----- Collected material -----
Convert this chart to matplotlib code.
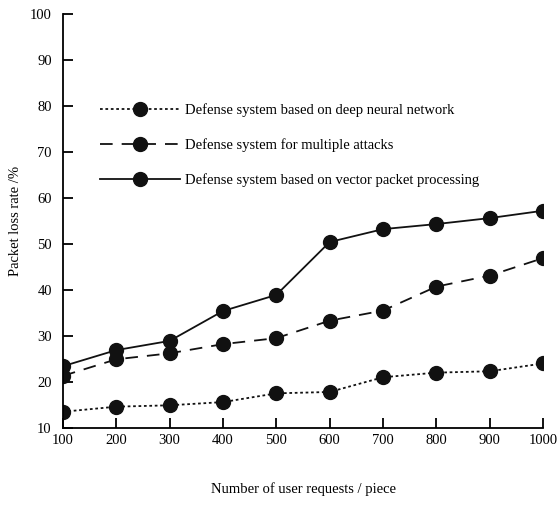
import matplotlib
matplotlib.use("Agg")
import matplotlib.pyplot as plt

plt.rcParams['font.family'] = ['Liberation Serif', 'DejaVu Serif']

# number of user requests
requests = [100, 200, 300, 400, 500, 600, 700, 800, 900, 1000]

# packet loss rate (%) for each defense system
dnn_loss = [13.5, 14.6, 14.9, 15.6, 17.5, 17.8, 21.0, 22.0, 22.3, 24.0]
multi_loss = [21.3, 24.9, 26.2, 28.2, 29.5, 33.3, 35.5, 40.7, 43.1, 46.9]
vpp_loss = [23.4, 26.9, 28.9, 35.4, 38.9, 50.4, 53.2, 54.3, 55.6, 57.2]

labels = ["Defense system based on deep neural network",
          "Defense system for multiple attacks",
          "Defense system based on vector packet processing"]

fig = plt.figure(figsize=(5.57, 5.13), dpi=100)
ax = fig.add_axes([0.113, 0.166, 0.862, 0.807])

ax.plot(requests, dnn_loss, color='#111111', linestyle=(0, (1.5, 1.5)), lw=1.3,
        marker='o', markersize=10, label=labels[0])
ax.plot(requests, multi_loss, color='#111111', linestyle=(0, (7, 5)), lw=1.3,
        marker='o', markersize=10, label=labels[1])
ax.plot(requests, vpp_loss, color='#111111', linestyle='-', lw=1.3,
        marker='o', markersize=10, label=labels[2])

ax.set_xlim(100, 1000)
ax.set_ylim(10, 100)
ax.set_xticks(requests)
ax.set_yticks(range(10, 101, 10))

ax.spines['top'].set_visible(False)
ax.spines['right'].set_visible(False)
ax.spines['left'].set_linewidth(1.3)
ax.spines['bottom'].set_linewidth(1.3)
ax.tick_params(direction='in', length=7, width=1.3, labelsize=10.5)
ax.tick_params(axis='x', pad=4.5)
ax.tick_params(axis='y', pad=8)

ax.set_xlabel("Number of user requests / piece", fontsize=10.5, labelpad=25)
ax.set_ylabel("Packet loss rate /%", fontsize=10.5, labelpad=6)

ax.legend(loc='upper left', bbox_to_anchor=(0.05, 0.815), frameon=False,
          numpoints=1, handlelength=5.5, handletextpad=0.3,
          labelspacing=1.45, fontsize=10.5)

plt.savefig("out.png", dpi=100)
-----
*Written request*
Write out exactly the opening lines of the data, stopping after the line that holds "based on vector". Exclude pictures.

*Answer to this problem*
Convert this chart to matplotlib code.
import matplotlib
matplotlib.use("Agg")
import matplotlib.pyplot as plt

plt.rcParams['font.family'] = ['Liberation Serif', 'DejaVu Serif']

# number of user requests
requests = [100, 200, 300, 400, 500, 600, 700, 800, 900, 1000]

# packet loss rate (%) for each defense system
dnn_loss = [13.5, 14.6, 14.9, 15.6, 17.5, 17.8, 21.0, 22.0, 22.3, 24.0]
multi_loss = [21.3, 24.9, 26.2, 28.2, 29.5, 33.3, 35.5, 40.7, 43.1, 46.9]
vpp_loss = [23.4, 26.9, 28.9, 35.4, 38.9, 50.4, 53.2, 54.3, 55.6, 57.2]

labels = ["Defense system based on deep neural network",
          "Defense system for multiple attacks",
          "Defense system based on vector packet processing"]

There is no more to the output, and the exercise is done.